STEM Shoutout: Dr. Siobhán Mattison

UNM professor hired as rotator in the National Science Foundation Cultural Anthropology Program

University of New Mexico Assistant Professor Dr. Siobhán Mattison was recently hired as a rotator for the National Science Foundation (NSF) Cultural Anthropology Program, where she will serve as a program director.

“I’m very excited by this opportunity. Obviously, it’s going to be beneficial in terms of learning the ins and outs of how and where to submit competitive proposals. I envision other benefits too, for example learning how to work with different programs and divisions at NSF, how to engage in better collaborative projects, how to increase representation in STEM,” she said.

Rotator positions at NSF are temporary positions that give academics the chance to pursue program director positions without cutting ties to their current institution. According to the NSF website, the goal is for them to “return to it with new insights and experience for your team.” 

“I am excited for what the experience might bring to the  broader UNM community — having that kind of insider knowledge — I hope this will  also benefit the larger research environment here going forward,” Mattison said.

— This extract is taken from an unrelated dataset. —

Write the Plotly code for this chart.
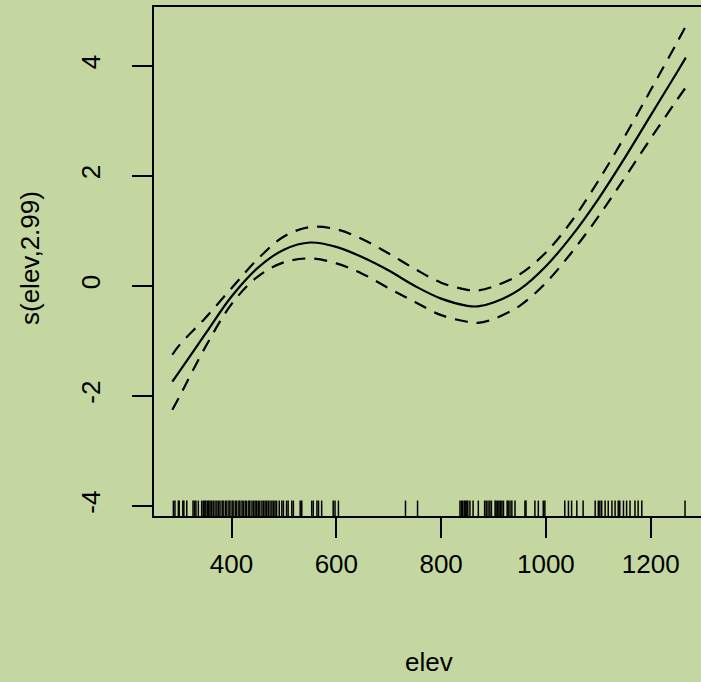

Mattison said a large part of her position entails assembling the panels that will review research proposals and will jointly make decisions about which ones will receive funding. She will hold the position for at least one year and will start in September. 

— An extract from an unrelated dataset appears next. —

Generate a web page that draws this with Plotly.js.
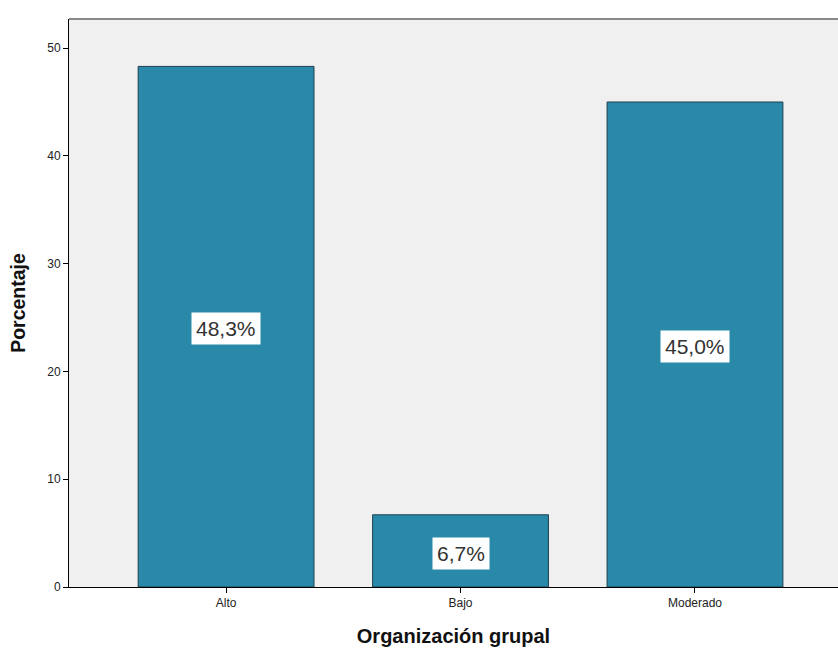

“From what I understand, I will be dealing with a multi-million dollar budget, and allocating that to new projects in cultural anthropology,” Mattison said.  “Having a hand in shaping the discipline going forward is both exciting and humbling.” 

Mattison is currently the director of the Human Family and Evolutionary Demography Lab in the Department of Anthropology at the University of New Mexico. The lab currently hosts  two graduate students and several undergraduates working to understand the evolutionary causes and consequences of human variation. 

When she returns to UNM, Mattison said that she wants to support the students in her lab as well as interdisciplinary arts and science initiatives, including improving research infrastructure and broadening participation in STEM.  

“It seems like a really wonderful place to work,” Mattison said about her new position at NSF. “It’s a bunch of people really excited about improving science and it’s hard not to get jazzed about that in your role as a research scientist at UNM.”